Abstract

This paper explores the co-production of plants and people in twentieth century Gambia. Weaving oral histories and archival materials together with insights from work on biopolitics and Black Feminist Studies, I trace the different articulations of humanity that emerged alongside the care and control of plants—particularly peanuts, the primary commercial crop—in the twentieth century. The spread of commercial groundnut production in Gambia was accompanied by the rise of seasonal migrant farming that attracted young men to the Gambia River basin from across West Africa. In their new locale, these migrant farmers were incorporated into local families through seasonal contracts and in some cases, through long-term integration into extended lineages.
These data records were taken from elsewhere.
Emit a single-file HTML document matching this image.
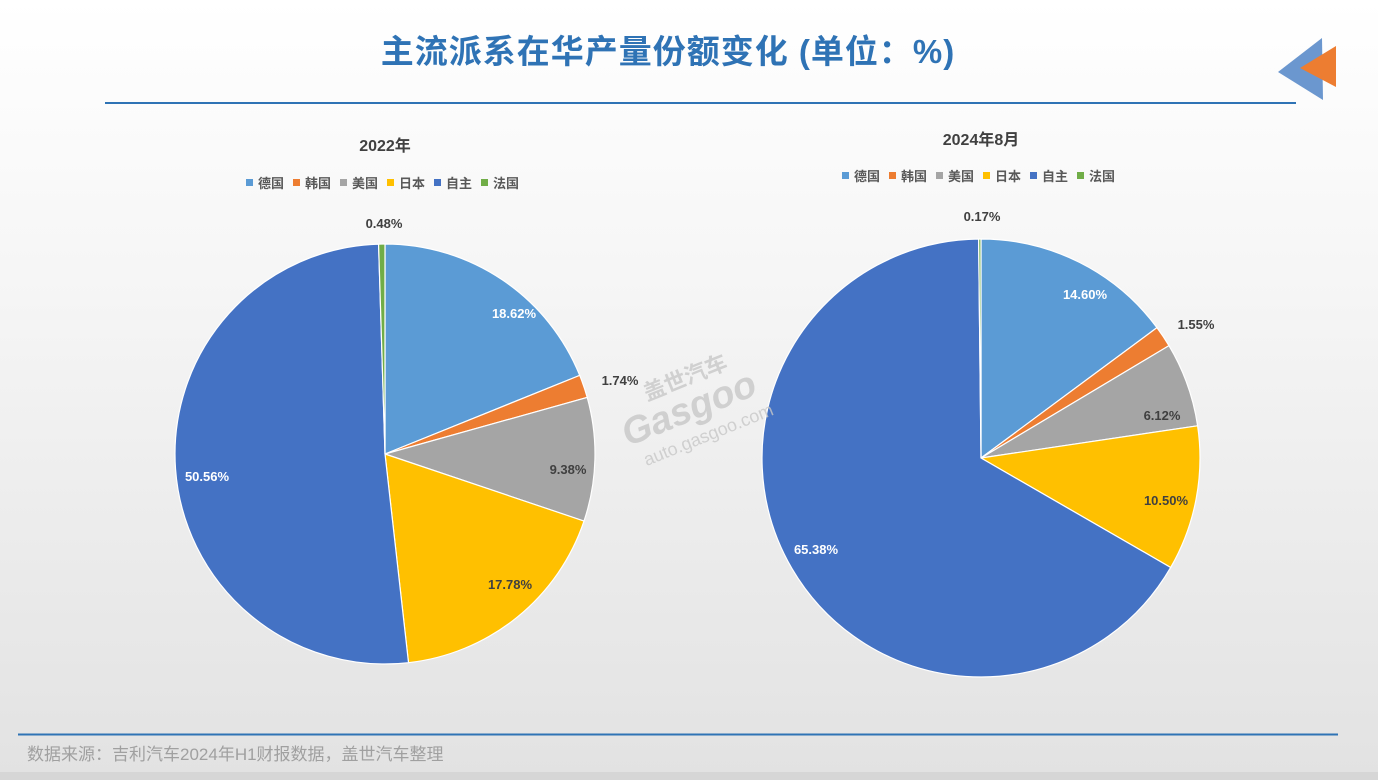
<!DOCTYPE html>
<html><head><meta charset="utf-8"><style>
html,body{margin:0;padding:0}
body{width:1378px;height:780px;overflow:hidden;background:linear-gradient(#ffffff 0%,#f6f6f6 35%,#e2e2e2 100%);font-family:"Liberation Sans","Noto Sans CJK SC",sans-serif;position:relative}
</style></head><body>
<svg width="1378" height="780" style="position:absolute;left:0;top:0" font-family="Liberation Sans, Noto Sans CJK SC, sans-serif">
<rect x="0" y="772" width="1378" height="8" fill="#d6d6d6"/>
<text x="668" y="63" text-anchor="middle" font-size="33" font-weight="bold" fill="#2f73b5" letter-spacing="1">主流派系在华产量份额变化 (单位：%)</text>
<line x1="105" y1="103" x2="1296" y2="103" stroke="#2f73b5" stroke-width="2"/>
<line x1="18" y1="734.5" x2="1338" y2="734.5" stroke="#2f73b5" stroke-width="2"/>
<text x="27" y="760" font-size="17" fill="#a0a0a0">数据来源：吉利汽车2024年H1财报数据，盖世汽车整理</text>
<polygon points="1278,72 1322,38 1323,100" fill="#6b97cf"/>
<polygon points="1300,68 1336,46 1336,87" fill="#ed7d31"/>
<g id="p1"></g><g id="p2"></g>
<text x="385" y="151" text-anchor="middle" font-size="16" font-weight="bold" fill="#404040">2022年</text>
<text x="981" y="145" text-anchor="middle" font-size="16" font-weight="bold" fill="#404040">2024年8月</text>
<g font-size="13" fill="#595959" font-weight="bold">
<g id="lg1" transform="translate(246,188)"></g>
<g id="lg2" transform="translate(842,181)"></g>
</g>
<g font-size="13" font-weight="bold">
<text x="514" y="318" text-anchor="middle" fill="#fff">18.62%</text>
<text x="620" y="385" text-anchor="middle" fill="#404040">1.74%</text>
<text x="568" y="474" text-anchor="middle" fill="#404040">9.38%</text>
<text x="510" y="589" text-anchor="middle" fill="#404040">17.78%</text>
<text x="207" y="481" text-anchor="middle" fill="#fff">50.56%</text>
<text x="384" y="228" text-anchor="middle" fill="#404040">0.48%</text>
<text x="1085" y="299" text-anchor="middle" fill="#fff">14.60%</text>
<text x="1196" y="329" text-anchor="middle" fill="#404040">1.55%</text>
<text x="1162" y="420" text-anchor="middle" fill="#404040">6.12%</text>
<text x="1166" y="505" text-anchor="middle" fill="#404040">10.50%</text>
<text x="816" y="554" text-anchor="middle" fill="#fff">65.38%</text>
<text x="982" y="221" text-anchor="middle" fill="#404040">0.17%</text>
</g>
<g fill="#c8c8c8" opacity="0.8" transform="rotate(-22 690 400)">
<text x="650" y="385" font-size="22" font-weight="bold">盖世汽车</text>
<text x="615" y="420" font-size="38" font-style="italic" font-weight="bold">Gasgoo</text>
<text x="625" y="445" font-size="18">auto.gasgoo.com</text>
</g>
</svg>
<script>
var cols=["#5b9bd5","#ed7d31","#a5a5a5","#ffc000","#4472c4","#70ad47"];
var names=["德国","韩国","美国","日本","自主","法国"];
function pie(id,cx,cy,r,v){var t=v.reduce((a,b)=>a+b,0),a=0,s="";
v.forEach(function(x,i){var a2=a+x/t*2*Math.PI;
var p=(q)=>[cx+r*Math.sin(q),cy-r*Math.cos(q)];var s1=p(a),s2=p(a2);
s+='<path d="M'+cx+','+cy+'L'+s1[0]+','+s1[1]+'A'+r+','+r+' 0 '+(a2-a>Math.PI?1:0)+' 1 '+s2[0]+','+s2[1]+'Z" fill="'+cols[i]+'" stroke="#fff" stroke-width="1.2"/>';a=a2;});
document.getElementById(id).innerHTML=s;}
pie("p1",385,454,210,[18.62,1.74,9.38,17.78,50.56,0.48]);
pie("p2",981,458,219,[14.60,1.55,6.12,10.50,65.38,0.17]);
function lg(id){var s="",x=0;names.forEach(function(n,i){s+='<rect x="'+x+'" y="-9" width="7" height="7" fill="'+cols[i]+'"/><text x="'+(x+12)+'" y="0">'+n+'</text>';x+=47;});document.getElementById(id).innerHTML=s;}
lg("lg1");lg("lg2");
</script>
</body></html>
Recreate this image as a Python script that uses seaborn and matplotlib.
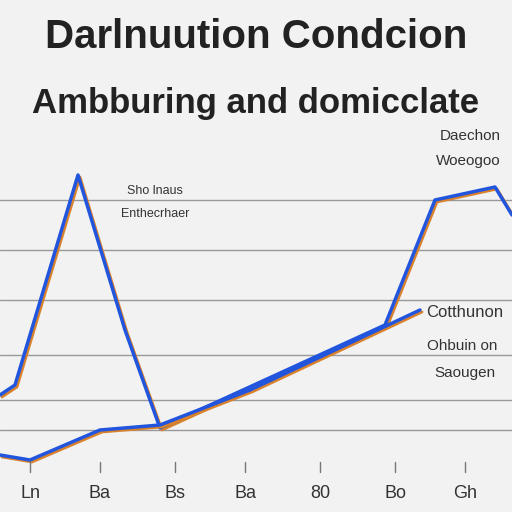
import matplotlib.pyplot as plt
import seaborn as sns
import pandas as pd

# values (x position, level)
peak_x = [0, 15, 78, 125, 160, 385, 435, 495, 512]
peak_y = [117, 127, 337, 182, 84, 187, 312, 325, 297]
base_x = [0, 30, 100, 160, 250, 420]
base_y = [57, 52, 82, 87, 122, 202]
tick_pos = [30, 100, 175, 245, 320, 395, 465]
tick_labels = ["Ln", "Ba", "Bs", "Ba", "80", "Bo", "Gh"]
grid_levels = [312, 262, 212, 157, 112, 82]

sns.set_style("white")
plt.rcParams["font.family"] = ["Liberation Sans", "DejaVu Sans"]
fig = plt.figure(figsize=(5.12, 5.12), dpi=100)
fig.patch.set_facecolor("#f2f2f2")
ax = fig.add_axes([0, 0, 1, 1])
ax.set_facecolor("#f2f2f2")
ax.set_xlim(0, 512)
ax.set_ylim(0, 512)
for g in grid_levels:
    ax.axhline(g, color="#999999", lw=1)

for xs, ys in [(peak_x, peak_y), (base_x, base_y)]:
    df = pd.DataFrame({"x": xs, "y": ys})
    sns.lineplot(data=df, x=[v + 2 for v in xs], y=[v - 2 for v in ys], ax=ax,
                 color="#d9822b", lw=2, sort=False)
    sns.lineplot(data=df, x="x", y="y", ax=ax, color="#2255dd", lw=2.5, sort=False)

for p, lab in zip(tick_pos, tick_labels):
    ax.plot([p, p], [40, 50], color="#777777", lw=1)
    ax.text(p, 18, lab, ha="center", va="center", fontsize=13, color="#333333")

ax.text(256, 475, "Darlnuution Condcion", ha="center", va="center",
        fontsize=29, fontweight="bold", color="#222222")
ax.text(256, 408, "Ambburing and domicclate", ha="center", va="center",
        fontsize=25, fontweight="bold", color="#222222")
ax.text(155, 318, "Sho lnaus", ha="center", fontsize=9, color="#333333")
ax.text(155, 295, "Enthecrhaer", ha="center", fontsize=9, color="#333333")
ax.text(470, 372, "Daechon", ha="center", fontsize=11, color="#333333")
ax.text(468, 347, "Woeogoo", ha="center", fontsize=11, color="#333333")
ax.text(465, 195, "Cotthunon", ha="center", fontsize=12, color="#333333")
ax.text(462, 162, "Ohbuin on", ha="center", fontsize=11, color="#333333")
ax.text(465, 135, "Saougen", ha="center", fontsize=11, color="#333333")
ax.set_xlabel("")
ax.set_ylabel("")
ax.set_xticks([])
ax.set_yticks([])
for s in ax.spines.values():
    s.set_visible(False)
fig.savefig("out.png", dpi=100)
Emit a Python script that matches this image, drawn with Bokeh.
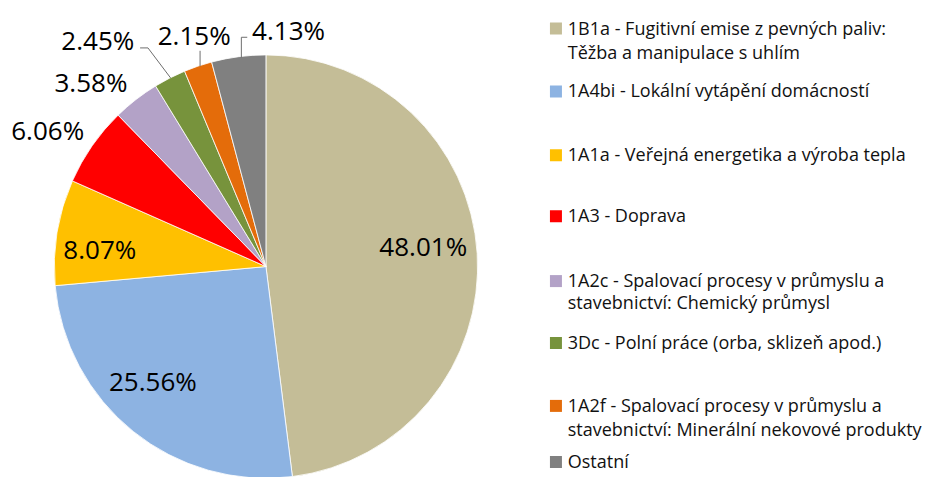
import math
from bokeh.plotting import figure
from bokeh.models import ColumnDataSource, Range1d
from bokeh.core.properties import value
from bokeh.embed import file_html
from bokeh.resources import INLINE

# ---- data ----
categories = [
    "1B1a - Fugitivní emise z pevných paliv:\nTěžba a manipulace s uhlím",
    "1A4bi - Lokální vytápění domácností",
    "1A1a - Veřejná energetika a výroba tepla",
    "1A3 - Doprava",
    "1A2c - Spalovací procesy v průmyslu a\nstavebnictví: Chemický průmysl",
    "3Dc - Polní práce (orba, sklizeň apod.)",
    "1A2f - Spalovací procesy v průmyslu a\nstavebnictví: Minerální nekovové produkty",
    "Ostatní",
]
shares = [48.01, 25.56, 8.07, 6.06, 3.58, 2.45, 2.15, 4.13]
colors = ["#C4BD97", "#8DB3E2", "#FFC000", "#FF0000", "#B3A2C7", "#77933C", "#E46C0A", "#808080"]

# ---- layout (positions measured on the 946x493 reference) ----
W, H = 930, 477
SX, SY = W / 946, H / 493
def X(sx):
    return sx * SX
def Y(sy):
    return H - sy * SY

cx, cy, R = 270, 275, 217 * (SX + SY) / 2
label_pos = [(430, 254), (155, 393), (101, 257), (48, 134), (92, 84), (99, 41), (197, 36), (293, 31)]
leaders = [
    None, None, None, None, None,
    [(142, 49), (150, 49), (173, 80)],
    [(203, 52), (203, 68)],
    [(251, 38), (245, 38), (245, 59)],
]
legend_rows = [(28, 25), (93, 0), (159, 0), (222, 0), (289, 23), (353, 0), (418, 25), (476, 0)]

p = figure(width=W, height=H, x_range=Range1d(0, W), y_range=Range1d(0, H),
           output_backend="svg", toolbar_location=None, min_border=0)
p.axis.visible = False
p.grid.visible = False
p.outline_line_color = None
p.background_fill_color = "white"

total = sum(shares)
starts, ends = [], []
cum = 0.0
for s in shares:
    a0 = math.pi / 2 - cum / total * 2 * math.pi
    cum += s
    a1 = math.pi / 2 - cum / total * 2 * math.pi
    starts.append(a0)
    ends.append(a1)

src = ColumnDataSource(dict(x=[X(cx)] * len(shares), y=[Y(cy)] * len(shares),
                            start=starts, end=ends, color=colors))
p.wedge(x="x", y="y", radius=R, start_angle="start", end_angle="end", direction="clock",
        fill_color="color", line_color="white", line_width=0.8, source=src)

# leader lines
for ld in leaders:
    if ld:
        p.line([X(a) for a, b in ld], [Y(b) for a, b in ld], line_color="#6E6E6E", line_width=1)

# percent labels
labels = [f"{s:.2f}%" for s in shares]
p.text(x=[X(a) for a, b in label_pos], y=[Y(b) for a, b in label_pos], text=labels,
       text_align="center", text_baseline="middle", text_font=value("Open Sans"),
       text_font_size="26px", text_color="black")

# legend
sq_x, txt_x = 565, 577
for cat, col, (ry, dy) in zip(categories, colors, legend_rows):
    p.rect(x=[X(sq_x)], y=[Y(ry + 1)], width=12, height=12, fill_color=col, line_color=None)
    lines = cat.split("\n")
    for i, ln in enumerate(lines):
        p.text(x=[X(txt_x)], y=[Y(ry + i * dy)], text=[ln], text_align="left", text_baseline="middle",
               text_font=value("Open Sans"), text_font_size="18px", text_color="#111111")

open("out.html", "w").write(file_html(p, INLINE))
These relationships were integral to the production of commercial peanuts but also to the exchange and reproduction of seed for planting. At the same time, under British colonial rule, the control of groundnut seed became central to the colonial quest for a ‘minimum economic crop’ and British efforts to manage seed culminated in the creation of laws that regulated how farmers saved and shared seed, including the exchange of seed between migrants and their hosts. Whereas the relationship that structured migrant farming—including the exchange of seed—often enrolled migrants into local families through idioms of kinship, sweetness, and indebtedness, colonial seed law spurred the redefinition of ‘native’ farmer along the lines of racialized difference. In following these different articulations of belonging and otherness, this paper shows how projects to regulate plant life are enmeshed with theories of the human/humanity. Where these different theories diverge provides space to reflect on alternative iterations of what it means to be human (and possibly plant) that persist and flourish even amid biopolitical projects. 

About the Presenter

Susannah Chapman is a Research Fellow in the School of Social Science at The University of Queensland. Trained as an environmental and legal anthropologist, her research explores the intersection of law, science, and society, with a particular focus on transformations in human-plant relations and seed interventions since the early twentieth century. Using ethnographic and archival methods, her work asks questions about the coloniality, biopolitics, and translational practices of contemporary efforts to regulate plant reproductive material and crop diversity. She conducts work on seed regulation, seed saving, and intellectual property law in The Gambia and Australia. 

 

About Anthropology Working Papers

The Working Papers in Anthropology seminar series provides a forum for dissemination of anthropological research and ideas among UQ scholars and invited researchers. All students are invited to attend the series and postgraduate students, from honours upwards, are invited to present their research. The aim is to provide opportunities for students, staff and those from outside UQ, to present and discuss their work in an informal environment.